§ PROBLEM TO WORK ON
Tally every line of the material that includes "code", then give the tally and nothing else.

§ STORED ROWS
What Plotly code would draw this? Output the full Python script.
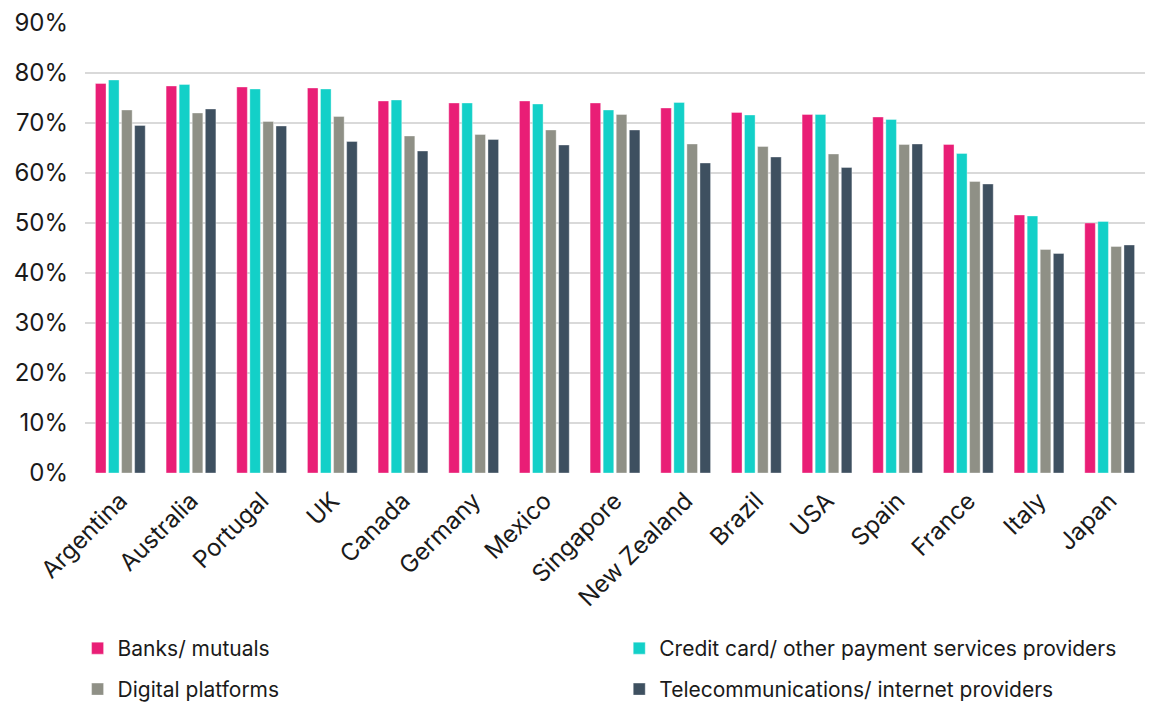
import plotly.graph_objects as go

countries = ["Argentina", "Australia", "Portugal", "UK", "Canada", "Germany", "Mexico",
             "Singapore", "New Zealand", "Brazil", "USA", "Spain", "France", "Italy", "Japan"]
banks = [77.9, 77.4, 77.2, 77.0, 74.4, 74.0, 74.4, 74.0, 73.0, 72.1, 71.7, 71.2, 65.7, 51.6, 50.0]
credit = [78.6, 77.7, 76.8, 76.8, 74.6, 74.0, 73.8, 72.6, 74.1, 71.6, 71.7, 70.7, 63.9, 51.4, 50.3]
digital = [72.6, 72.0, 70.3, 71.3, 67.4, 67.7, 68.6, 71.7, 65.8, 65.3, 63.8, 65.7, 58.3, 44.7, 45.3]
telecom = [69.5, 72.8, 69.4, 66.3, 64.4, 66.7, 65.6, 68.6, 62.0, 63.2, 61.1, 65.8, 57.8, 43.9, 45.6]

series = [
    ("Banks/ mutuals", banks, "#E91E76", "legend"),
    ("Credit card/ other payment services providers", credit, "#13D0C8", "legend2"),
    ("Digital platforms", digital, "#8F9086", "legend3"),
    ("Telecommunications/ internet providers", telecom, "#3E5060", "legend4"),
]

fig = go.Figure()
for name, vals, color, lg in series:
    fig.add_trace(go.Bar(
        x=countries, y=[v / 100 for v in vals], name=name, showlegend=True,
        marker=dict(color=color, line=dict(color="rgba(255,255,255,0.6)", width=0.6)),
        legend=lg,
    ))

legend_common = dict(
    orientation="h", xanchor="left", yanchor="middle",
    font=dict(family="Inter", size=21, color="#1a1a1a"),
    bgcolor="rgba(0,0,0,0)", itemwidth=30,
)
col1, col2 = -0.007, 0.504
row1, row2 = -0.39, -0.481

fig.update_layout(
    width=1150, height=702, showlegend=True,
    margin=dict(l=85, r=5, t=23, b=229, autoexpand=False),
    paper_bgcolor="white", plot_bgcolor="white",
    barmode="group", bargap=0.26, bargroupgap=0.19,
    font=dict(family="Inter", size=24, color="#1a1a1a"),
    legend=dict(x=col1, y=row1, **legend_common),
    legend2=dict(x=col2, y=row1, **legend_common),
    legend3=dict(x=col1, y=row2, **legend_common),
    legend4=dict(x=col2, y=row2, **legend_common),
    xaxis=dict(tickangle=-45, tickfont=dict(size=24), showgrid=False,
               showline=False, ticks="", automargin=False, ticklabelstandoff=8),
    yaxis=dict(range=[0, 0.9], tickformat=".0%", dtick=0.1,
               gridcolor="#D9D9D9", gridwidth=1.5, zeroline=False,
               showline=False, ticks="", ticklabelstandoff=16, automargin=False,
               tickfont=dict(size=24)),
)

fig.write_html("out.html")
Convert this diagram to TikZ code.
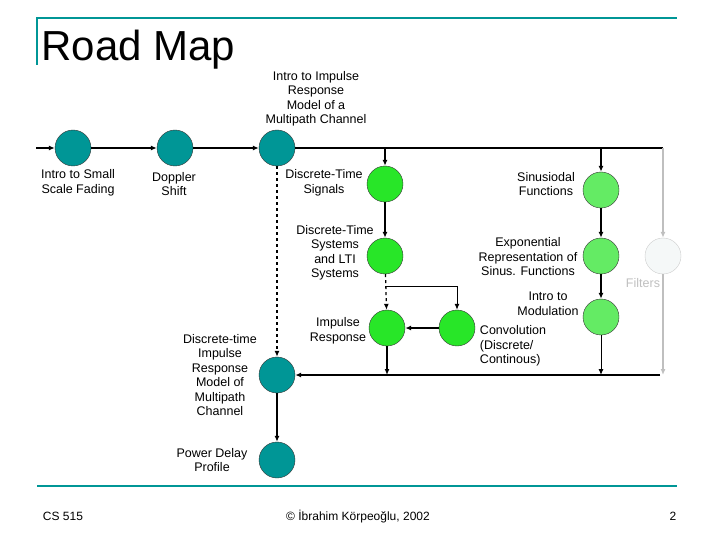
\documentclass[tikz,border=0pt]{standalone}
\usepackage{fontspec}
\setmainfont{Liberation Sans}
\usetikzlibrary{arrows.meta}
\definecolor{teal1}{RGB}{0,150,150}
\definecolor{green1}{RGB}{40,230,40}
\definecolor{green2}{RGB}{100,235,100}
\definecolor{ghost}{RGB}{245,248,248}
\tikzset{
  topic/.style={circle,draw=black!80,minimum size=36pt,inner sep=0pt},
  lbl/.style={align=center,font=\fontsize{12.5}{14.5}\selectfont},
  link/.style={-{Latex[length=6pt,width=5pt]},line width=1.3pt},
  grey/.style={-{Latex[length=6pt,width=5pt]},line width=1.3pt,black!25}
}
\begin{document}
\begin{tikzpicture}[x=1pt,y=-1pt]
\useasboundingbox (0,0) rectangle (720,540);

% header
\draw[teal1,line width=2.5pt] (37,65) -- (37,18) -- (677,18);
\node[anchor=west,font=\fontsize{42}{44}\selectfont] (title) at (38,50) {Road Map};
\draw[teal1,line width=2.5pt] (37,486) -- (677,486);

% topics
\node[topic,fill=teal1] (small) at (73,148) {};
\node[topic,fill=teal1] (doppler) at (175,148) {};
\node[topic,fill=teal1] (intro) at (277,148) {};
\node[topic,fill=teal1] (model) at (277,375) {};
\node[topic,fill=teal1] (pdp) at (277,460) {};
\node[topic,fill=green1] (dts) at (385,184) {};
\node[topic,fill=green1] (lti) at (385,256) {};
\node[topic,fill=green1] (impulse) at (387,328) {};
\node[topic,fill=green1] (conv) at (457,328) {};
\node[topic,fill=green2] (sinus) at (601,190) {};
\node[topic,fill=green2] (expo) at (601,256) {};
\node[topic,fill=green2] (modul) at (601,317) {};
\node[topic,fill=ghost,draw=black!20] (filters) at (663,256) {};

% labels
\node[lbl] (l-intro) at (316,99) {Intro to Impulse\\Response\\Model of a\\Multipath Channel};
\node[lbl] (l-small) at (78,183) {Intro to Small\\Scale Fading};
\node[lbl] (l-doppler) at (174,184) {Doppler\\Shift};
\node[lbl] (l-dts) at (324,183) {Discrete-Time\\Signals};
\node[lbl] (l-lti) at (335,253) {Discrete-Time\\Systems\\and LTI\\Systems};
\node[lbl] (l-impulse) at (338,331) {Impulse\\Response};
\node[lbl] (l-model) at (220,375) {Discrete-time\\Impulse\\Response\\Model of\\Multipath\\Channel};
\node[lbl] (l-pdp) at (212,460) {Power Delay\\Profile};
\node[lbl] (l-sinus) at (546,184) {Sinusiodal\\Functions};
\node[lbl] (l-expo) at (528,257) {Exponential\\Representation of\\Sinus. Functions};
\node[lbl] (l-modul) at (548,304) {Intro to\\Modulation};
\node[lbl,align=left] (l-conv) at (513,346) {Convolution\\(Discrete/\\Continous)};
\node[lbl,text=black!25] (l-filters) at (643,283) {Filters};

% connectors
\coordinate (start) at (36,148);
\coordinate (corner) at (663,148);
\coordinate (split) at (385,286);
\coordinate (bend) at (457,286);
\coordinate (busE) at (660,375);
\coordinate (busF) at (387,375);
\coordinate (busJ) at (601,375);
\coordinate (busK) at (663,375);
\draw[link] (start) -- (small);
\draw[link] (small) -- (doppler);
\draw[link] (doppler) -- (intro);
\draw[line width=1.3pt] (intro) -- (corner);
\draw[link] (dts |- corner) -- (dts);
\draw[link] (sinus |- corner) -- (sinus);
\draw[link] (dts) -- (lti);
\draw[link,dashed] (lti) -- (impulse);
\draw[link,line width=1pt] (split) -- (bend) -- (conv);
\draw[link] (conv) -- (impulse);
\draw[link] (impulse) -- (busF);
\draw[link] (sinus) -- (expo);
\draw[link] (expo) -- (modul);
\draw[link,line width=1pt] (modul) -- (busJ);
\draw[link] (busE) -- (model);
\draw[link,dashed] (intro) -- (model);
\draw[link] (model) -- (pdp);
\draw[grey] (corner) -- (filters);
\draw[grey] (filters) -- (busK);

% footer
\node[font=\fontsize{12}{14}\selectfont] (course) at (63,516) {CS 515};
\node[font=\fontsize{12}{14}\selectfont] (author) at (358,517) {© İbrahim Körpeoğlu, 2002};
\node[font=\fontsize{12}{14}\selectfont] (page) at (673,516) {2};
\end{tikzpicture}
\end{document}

--

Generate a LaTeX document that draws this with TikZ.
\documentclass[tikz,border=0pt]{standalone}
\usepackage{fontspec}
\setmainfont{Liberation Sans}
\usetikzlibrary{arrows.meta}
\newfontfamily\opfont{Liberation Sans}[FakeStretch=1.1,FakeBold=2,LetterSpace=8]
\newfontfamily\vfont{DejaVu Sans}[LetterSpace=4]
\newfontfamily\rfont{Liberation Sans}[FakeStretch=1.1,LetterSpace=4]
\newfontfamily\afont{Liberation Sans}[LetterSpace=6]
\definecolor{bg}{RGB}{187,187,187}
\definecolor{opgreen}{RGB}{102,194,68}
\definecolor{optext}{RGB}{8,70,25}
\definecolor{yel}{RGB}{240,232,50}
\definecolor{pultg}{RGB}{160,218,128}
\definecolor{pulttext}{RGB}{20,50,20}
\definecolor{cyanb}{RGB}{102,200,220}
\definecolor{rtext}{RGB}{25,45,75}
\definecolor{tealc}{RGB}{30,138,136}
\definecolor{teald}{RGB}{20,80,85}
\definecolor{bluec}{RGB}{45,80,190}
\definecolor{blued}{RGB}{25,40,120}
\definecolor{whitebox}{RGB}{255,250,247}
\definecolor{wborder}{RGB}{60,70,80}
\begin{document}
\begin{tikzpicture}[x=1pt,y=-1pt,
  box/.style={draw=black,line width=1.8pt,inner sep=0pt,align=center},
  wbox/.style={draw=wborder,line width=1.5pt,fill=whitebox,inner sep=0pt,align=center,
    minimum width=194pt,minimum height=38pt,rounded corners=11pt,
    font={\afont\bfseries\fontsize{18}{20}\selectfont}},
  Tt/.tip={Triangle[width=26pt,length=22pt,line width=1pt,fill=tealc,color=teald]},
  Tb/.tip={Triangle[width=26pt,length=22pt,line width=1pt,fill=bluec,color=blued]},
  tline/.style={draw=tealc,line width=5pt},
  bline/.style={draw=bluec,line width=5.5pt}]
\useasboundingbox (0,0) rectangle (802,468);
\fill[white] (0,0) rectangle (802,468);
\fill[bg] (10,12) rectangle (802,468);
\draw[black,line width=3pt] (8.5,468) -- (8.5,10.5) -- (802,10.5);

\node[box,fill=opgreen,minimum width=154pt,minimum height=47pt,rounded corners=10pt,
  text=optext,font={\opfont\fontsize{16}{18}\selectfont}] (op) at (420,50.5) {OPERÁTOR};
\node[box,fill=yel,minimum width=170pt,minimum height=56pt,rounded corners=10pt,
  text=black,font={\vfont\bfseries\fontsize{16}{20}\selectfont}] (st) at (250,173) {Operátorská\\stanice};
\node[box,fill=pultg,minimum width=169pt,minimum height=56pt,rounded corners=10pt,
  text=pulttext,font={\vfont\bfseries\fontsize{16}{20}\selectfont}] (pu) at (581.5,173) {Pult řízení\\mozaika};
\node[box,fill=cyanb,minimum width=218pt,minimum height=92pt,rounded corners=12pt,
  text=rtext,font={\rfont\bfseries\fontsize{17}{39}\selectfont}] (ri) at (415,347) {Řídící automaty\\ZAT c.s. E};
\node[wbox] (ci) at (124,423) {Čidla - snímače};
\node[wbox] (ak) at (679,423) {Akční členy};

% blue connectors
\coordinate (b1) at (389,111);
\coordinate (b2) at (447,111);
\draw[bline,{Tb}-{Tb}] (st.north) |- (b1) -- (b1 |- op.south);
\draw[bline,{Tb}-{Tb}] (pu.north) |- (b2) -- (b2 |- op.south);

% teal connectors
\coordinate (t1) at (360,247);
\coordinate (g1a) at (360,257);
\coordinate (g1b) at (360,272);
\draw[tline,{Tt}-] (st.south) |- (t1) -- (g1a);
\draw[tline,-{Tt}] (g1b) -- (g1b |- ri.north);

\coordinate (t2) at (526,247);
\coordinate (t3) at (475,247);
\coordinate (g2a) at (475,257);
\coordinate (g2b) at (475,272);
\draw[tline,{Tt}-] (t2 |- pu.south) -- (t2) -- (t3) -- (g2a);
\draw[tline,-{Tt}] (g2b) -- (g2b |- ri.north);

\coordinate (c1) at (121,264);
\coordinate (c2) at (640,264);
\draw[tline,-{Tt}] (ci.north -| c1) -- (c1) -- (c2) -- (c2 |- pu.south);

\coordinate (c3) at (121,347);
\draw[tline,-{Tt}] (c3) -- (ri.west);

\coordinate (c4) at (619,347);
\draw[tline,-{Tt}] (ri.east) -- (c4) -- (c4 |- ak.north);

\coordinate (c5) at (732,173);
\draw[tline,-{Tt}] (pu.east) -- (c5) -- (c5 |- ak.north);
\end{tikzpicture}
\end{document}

§ PROBLEM SOLUTION
2